For a moment, Blair was so bewildered she couldn’t say anything. Was he saying that he didn’t want to marry her? She stood quickly. “If you’re trying to get out of this after all you’ve done to force me to marry you, I’ll—.”
She couldn’t say any more because Leander had leaped from behind the desk, grabbed her shoulders and kissed her in a hard, intense way that left her speechless.
“I don’t want out,” he said when he had released her and Blair had managed to get her weak knees under control. “Now, get back to work, doctor. On second thought, go home and rest. If I know your sister, she has three dresses for you to try on, and your mother will have a hundred things for you to do. I’ll see you tomorrow afternoon.” He grinned broader. “And tomorrow night. Now, get out of here.”
Blair couldn’t help smiling back at him, and she kept smiling all the way home.
But her smile disappeared as soon as she entered the Chandler house. Mr. Gates was furious because she had been working at the hospital on a Sunday and not at home helping her sister with the wedding arrangements, especially when poor Houston wasn’t feeling well today. Blair was tired, too, and she was nervous about the wedding, and she was close to tears before the odious man got through yelling at her. Opal seemed to understand what her daughter was feeling and quickly got Mr. Gates to go to his study, as she took Blair into the garden
to start writing thank-you notes.
Blair was still smarting from Mr. Gates’s attack when she sat down with her mother.
“How could you marry a man like him, Mother? How could you subject Houston to him? At least I got away, but Houston’s had to stay here all these years.”
Opal was silent for a few minutes. “I guess I didn’t consider you girls when I fell in love with Mr. Gates.”

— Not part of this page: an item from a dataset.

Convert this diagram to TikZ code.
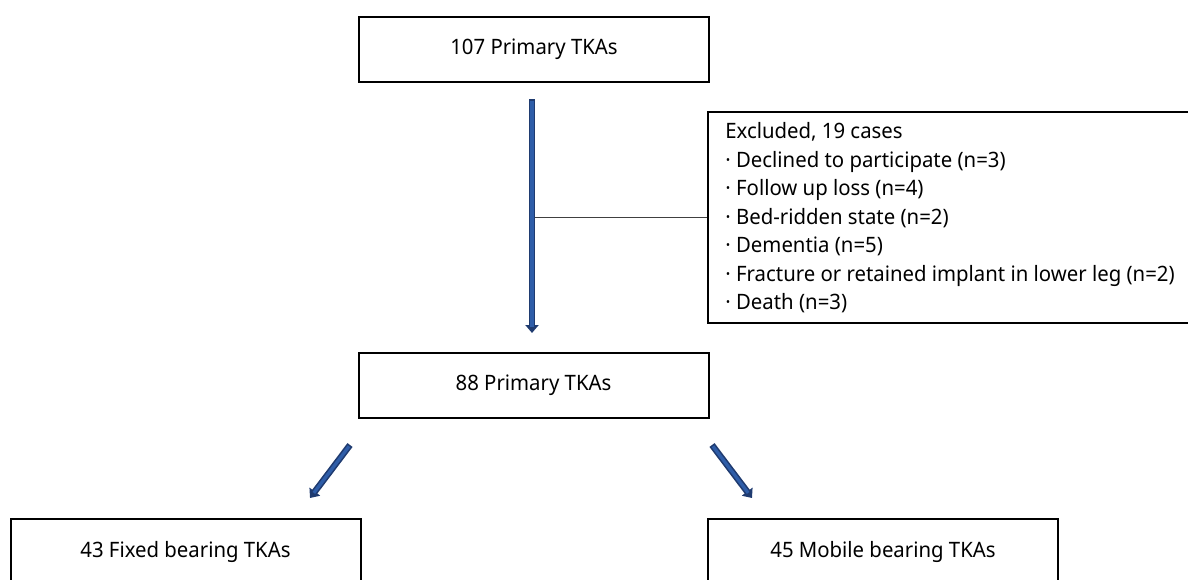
\documentclass[tikz,border=0pt]{standalone}
\usepackage{fontspec}
\setmainfont[FakeStretch=0.96]{Noto Sans}
\usetikzlibrary{arrows.meta}
\definecolor{arrowdark}{HTML}{1F3B70}
\definecolor{arrowfill}{HTML}{2E5DA8}
\definecolor{linegray}{HTML}{404040}
\newcommand{\bluearrow}[2]{%
  \draw[line width=3.2pt, arrowdark, -{Triangle[length=4pt,width=6.5pt]}] (#1) -- (#2);
  \draw[line width=1.6pt, arrowfill, shorten >=3.2pt, shorten <=0.8pt] (#1) -- (#2);}
\begin{document}
\begin{tikzpicture}[x=0.5pt,y=-0.5pt,
  txt/.style={font=\fontsize{10.6}{12}\selectfont},
  box/.style={txt,draw=black,line width=1pt,fill=white,minimum width=175pt,minimum height=32.5pt,inner sep=0pt},
  exclbox/.style={draw=black,line width=1pt,minimum width=243.5pt,minimum height=105.5pt,inner sep=0pt},
  excltext/.style={txt,anchor=base west,inner sep=0pt},
  thinline/.style={draw=linegray,line width=0.6pt}]
\useasboundingbox (0,0) rectangle (1188,579);

\node[box] (top) at (534,49.5) {107 Primary TKAs};
\node[box] (mid) at (533.5,385.5) {88 Primary TKAs};
\node[box] (fixed) at (185.5,551.5) {43 Fixed bearing TKAs};
\node[box] (mobile) at (883,551.5) {45 Mobile bearing TKAs};
\node[exclbox] (excl) at (951.5,217.5) {};

\node[excltext] (e0) at (725,138.5) {Excluded, 19 cases};
\node[excltext] (e1) at (725,167) {· Declined to participate (n=3)};
\node[excltext] (e2) at (725,195.5) {· Follow up loss (n=4)};
\node[excltext] (e3) at (725,224) {· Bed-ridden state (n=2)};
\node[excltext] (e4) at (725,252.5) {· Dementia (n=5)};
\node[excltext] (e5) at (725,281) {· Fracture or retained implant in lower leg (n=2)};
\node[excltext] (e6) at (725,309.5) {· Death (n=3)};

\coordinate (vstart) at (532,99);
\coordinate (vend) at (532,333);
\coordinate (junction) at (535,217.5);
\coordinate (lstart) at (350,445);
\coordinate (lend) at (310,498);
\coordinate (rstart) at (712,445);
\coordinate (rend) at (752,498);

\draw[thinline] (junction) -- (excl.west);
\bluearrow{vstart}{vend}
\bluearrow{lstart}{lend}
\bluearrow{rstart}{rend}
\end{tikzpicture}
\end{document}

“Fell in love with him! But I thought that your family forced you to marry him.”
“Where in the world did you get such an idea?” Opal asked, aghast.
“I think Houston and I must have decided it on our own. We couldn’t see any other reason for your marrying him. Perhaps we liked to think that after our father died, you were too distraught to care whom you married.”
Opal gave a little laugh. “You both were so young when William died, and I’m sure that as children you’d remember him as the most wonderful of fathers, always doing things, creating things, making excitement wherever he went.”
“He wasn’t like that?” Blair asked cautiously, dreading to hear awful things about her adored father.
Opal put her hand on her daughter’s arm. “He was all and more than you remember. I’m sure you don’t remember half of his spirit, his flamboyance, or his courage or ambition. Both of you girls have inherited much from him.” She sighed. “But the truth is that I found William Chandler the most exhausting man on earth. I loved him dearly, but there were days when I had tears of relief in my eyes when he finally left the house. You see, I’d been raised in the belief that a woman’s role in life was to sit in the front parlor and direct servants while she embroidered. The most strenuous thing I had planned to undertake was counted cross-stitch. All those little squares to count!”